Awalnya, jaksa penuntut umum (JPU) pada Kejaksaan Agung mengatakan perbuatan 13 perusahaan investasi tersebut tidak mematuhi ketentuan Pasal 15 Peraturan Otoritas Jasa Keuangan Nomor 43/POJK.04/2015 Tentang Pedoman Perilaku Manajer Investasi yang menyatakan manajer investasi dapat menerima komisi, sepanjang komisi tersebut secara langsung bermanfaat bagi manajer investasi dalam proses pengambilan keputusan investasi untuk kepentingan nasabah dan tidak mengakibatkan benturan kepentingan dengan nasabah dan/atau merugikan kepentingan nasabah.
Akibat perbuatan para terdakwa, negara mengalami kerugian senilai total Rp10,985 triliun.
Ke-13 korporasi manajemen investasi tersebut adalah:
1. PT Dhanawibawa Manajemen Investasi yang saat ini bernama PT Pan Arcadia Capital.

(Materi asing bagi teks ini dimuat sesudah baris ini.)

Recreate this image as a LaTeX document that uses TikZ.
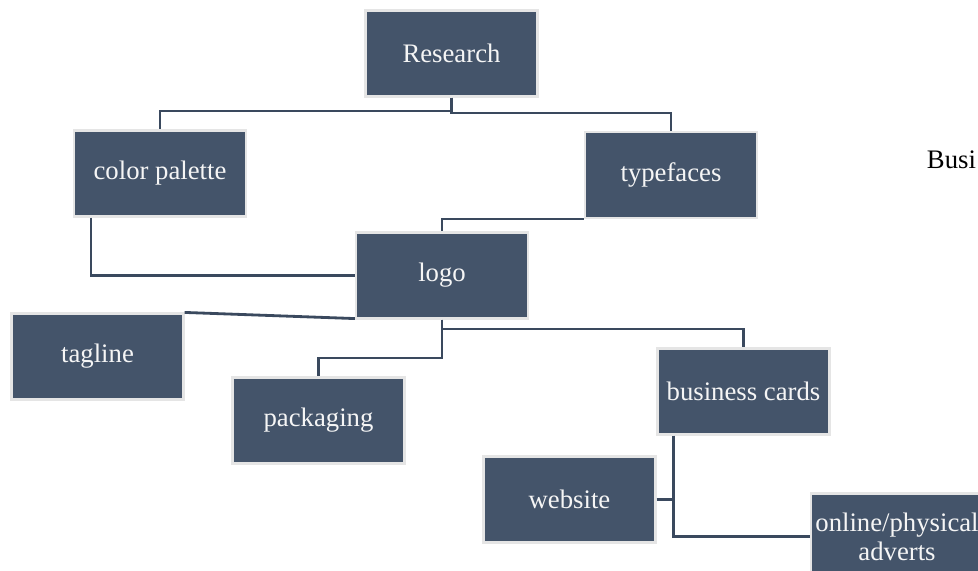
\documentclass[tikz,border=0pt]{standalone}
\usepackage{fontspec}
\setmainfont{Liberation Serif}
\usetikzlibrary{calc}
\definecolor{boxfill}{RGB}{68,84,106}
\definecolor{boxedge}{RGB}{229,229,229}
\definecolor{linkcol}{RGB}{58,73,94}
\newcommand{\boxfont}{\fontsize{19}{20.5}\selectfont}
\tikzset{
  tbox/.style={draw=boxedge, fill=boxfill, line width=1.5pt, text=white!96!black,
               minimum width=4.3cm, minimum height=2.15cm, inner sep=1pt,
               align=center, font=\boxfont},
  link/.style={linkcol, line width=2pt},
}

\begin{document}
\begin{tikzpicture}[x=0.025cm, y=-0.025cm]
  \clip (0,0) rectangle (978,571);
  % boxes
  \node[tbox] (research) at (451.5,53.5) {Research};
  \node[tbox] (cpal)     at (160,173.5)  {color palette};
  \node[tbox] (tface)    at (671,175)    {typefaces};
  \node[tbox] (logo)     at (442,275.5)  {logo};
  \node[tbox] (tagline)  at (97.5,356.5) {tagline};
  \node[tbox] (packg)    at (318.5,420.5) {packaging};
  \node[tbox] (bcards)   at (743.5,391.5) {business cards};
  \node[tbox] (website)  at (569.5,499.5) {website};
  \node[tbox] (adverts)  at (897,536.5)  {online/physical\\adverts};
  \node[anchor=base west, font=\boxfont] (busi) at (922,169) {Busi};

  % connectors
  \draw[link] (research.south) -- (451.5,111) -| (cpal.north);
  \draw[link] (research.south) -- (451.5,113) -| (tface.north);
  \draw[link] ($(cpal.south west)+(18,0)$) |- (logo.west);
  \draw[link] (tface.south west) -| (logo.north);
  \draw[link] (tagline.north east) -- ($(logo.south west)+(0,-1)$);
  \draw[link] (logo.south) -- (442,358) -| (packg.north);
  \draw[link] (logo.south) -- (442,329) -| (bcards.north);
  \draw[link] ($(bcards.south west)+(17,0)$) |- (adverts.west);
  \draw[link] (website.east) -- ++(17,0);
\end{tikzpicture}
\end{document}
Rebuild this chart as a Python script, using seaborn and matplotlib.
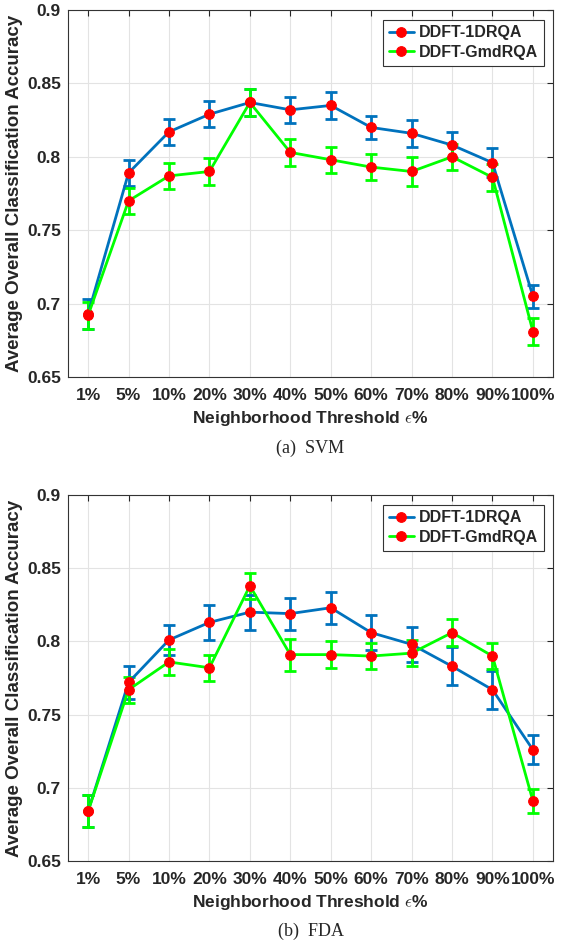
import numpy as np
import pandas as pd
import matplotlib
matplotlib.use("Agg")
import matplotlib.pyplot as plt
import seaborn as sns

# Neighborhood thresholds
thresholds = ["1%", "5%", "10%", "20%", "30%", "40%", "50%", "60%", "70%", "80%", "90%", "100%"]

# (a) SVM
svm_1d = [0.693, 0.789, 0.817, 0.829, 0.837, 0.832, 0.835, 0.820, 0.816, 0.808, 0.796, 0.705]
svm_1d_err = [0.010, 0.009, 0.009, 0.009, 0.009, 0.009, 0.009, 0.008, 0.009, 0.009, 0.010, 0.008]
svm_gmd = [0.692, 0.770, 0.787, 0.790, 0.837, 0.803, 0.798, 0.793, 0.790, 0.800, 0.786, 0.681]
svm_gmd_err = [0.009, 0.009, 0.009, 0.009, 0.009, 0.009, 0.009, 0.009, 0.010, 0.009, 0.009, 0.009]

# (b) FDA
fda_1d = [0.684, 0.772, 0.801, 0.813, 0.820, 0.819, 0.823, 0.806, 0.798, 0.783, 0.767, 0.726]
fda_1d_err = [0.011, 0.011, 0.010, 0.012, 0.012, 0.011, 0.011, 0.012, 0.012, 0.013, 0.013, 0.010]
fda_gmd = [0.684, 0.767, 0.786, 0.782, 0.838, 0.791, 0.791, 0.790, 0.792, 0.806, 0.790, 0.691]
fda_gmd_err = [0.011, 0.009, 0.009, 0.009, 0.009, 0.011, 0.009, 0.009, 0.009, 0.009, 0.009, 0.008]

names = ["DDFT-1DRQA", "DDFT-GmdRQA"]
colors = {"DDFT-1DRQA": "#0072BD", "DDFT-GmdRQA": "#00FF00"}

sns.set_style("white")
plt.rcParams["font.family"] = ["Liberation Sans", "DejaVu Sans"]
plt.rcParams["mathtext.fontset"] = "cm"

fig = plt.figure(figsize=(5.61, 9.44), dpi=100)
ax1 = fig.add_axes([0.121, 0.6006, 0.865, 0.3888])
ax2 = fig.add_axes([0.121, 0.0879, 0.865, 0.3877])


def draw(ax, v1, e1, v2, e2, caption, cap_y):
    x = np.arange(len(thresholds))
    df = pd.DataFrame({
        "x": np.concatenate([x, x]),
        "acc": v1 + v2,
        "method": [names[0]] * len(x) + [names[1]] * len(x),
    })
    # error bars, blue below green
    for name, vals, errs, z in [(names[0], v1, e1, 3), (names[1], v2, e2, 5)]:
        ax.errorbar(x, vals, yerr=errs, fmt="none", ecolor=colors[name],
                    elinewidth=2, capsize=4, capthick=2, zorder=z)
    sns.lineplot(data=df, x="x", y="acc", hue="method", palette=colors, ax=ax,
                 marker="o", markersize=7, markerfacecolor="red", markeredgecolor="red",
                 linewidth=2, sort=False, errorbar=None)
    for i, ln in enumerate(ax.lines):
        ln.set_zorder(4 + 2 * i)

    ax.set_xlim(-0.5, 11.5)
    ax.set_ylim(0.65, 0.9)
    ax.set_xticks(x)
    ax.set_xticklabels(thresholds, fontweight="bold", fontsize=12.5)
    ax.set_yticks([0.65, 0.7, 0.75, 0.8, 0.85, 0.9])
    ax.set_yticklabels(["0.65", "0.7", "0.75", "0.8", "0.85", "0.9"], fontweight="bold", fontsize=12.5)
    ax.grid(True, color="#e3e3e3", linewidth=0.8)
    ax.set_axisbelow(True)
    ax.tick_params(direction="in", top=True, right=True, length=4, width=0.8, pad=5)
    ax.tick_params(axis="x", pad=8)
    for s in ax.spines.values():
        s.set_color("#333333")
        s.set_linewidth(0.8)
    ax.set_xlabel(r"Neighborhood Threshold $\epsilon$%", fontweight="bold", fontsize=12.5, labelpad=4)
    ax.set_ylabel("Average Overall Classification Accuracy", fontweight="bold", fontsize=13.5, labelpad=3)
    leg = ax.legend(loc="upper right", prop={"weight": "bold", "size": 11.5},
                    fancybox=False, framealpha=1, edgecolor="#333333",
                    handlelength=1.6, handletextpad=0.3, borderpad=0.35, labelspacing=0.3,
                    borderaxespad=0.6)
    leg.get_frame().set_linewidth(0.8)
    fig.text(0.5 * (0.121 + 0.986), 1 - cap_y / 944, caption, ha="center", va="center",
             fontsize=13, family="Liberation Serif")


draw(ax1, svm_1d, svm_1d_err, svm_gmd, svm_gmd_err, "(a)  SVM", 448)
draw(ax2, fda_1d, fda_1d_err, fda_gmd, fda_gmd_err, "(b)  FDA", 931)

fig.savefig("out.png", dpi=100)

2. PT Oso Manajemen Investasi.
3. PT Pinnacle Persada Investama.
4. PT Millenium Capital Management yang sebelumnya bernama PT Millenium Danatama Indonesia.
5. PT Prospera Asset Management.
6. PT MNC Asset Management yang sebelumnya bernama PT Bhakti Asset Management
7. PT Maybank Asset Management, yang sebelumnya bernama PT GMT Aset Manajemen atau PT Maybank GMT Asset Management.
8. PT Gap Capital.
9. PT Jasa Capital Asset Management yang sebelumnya bernama PT Prime Capital.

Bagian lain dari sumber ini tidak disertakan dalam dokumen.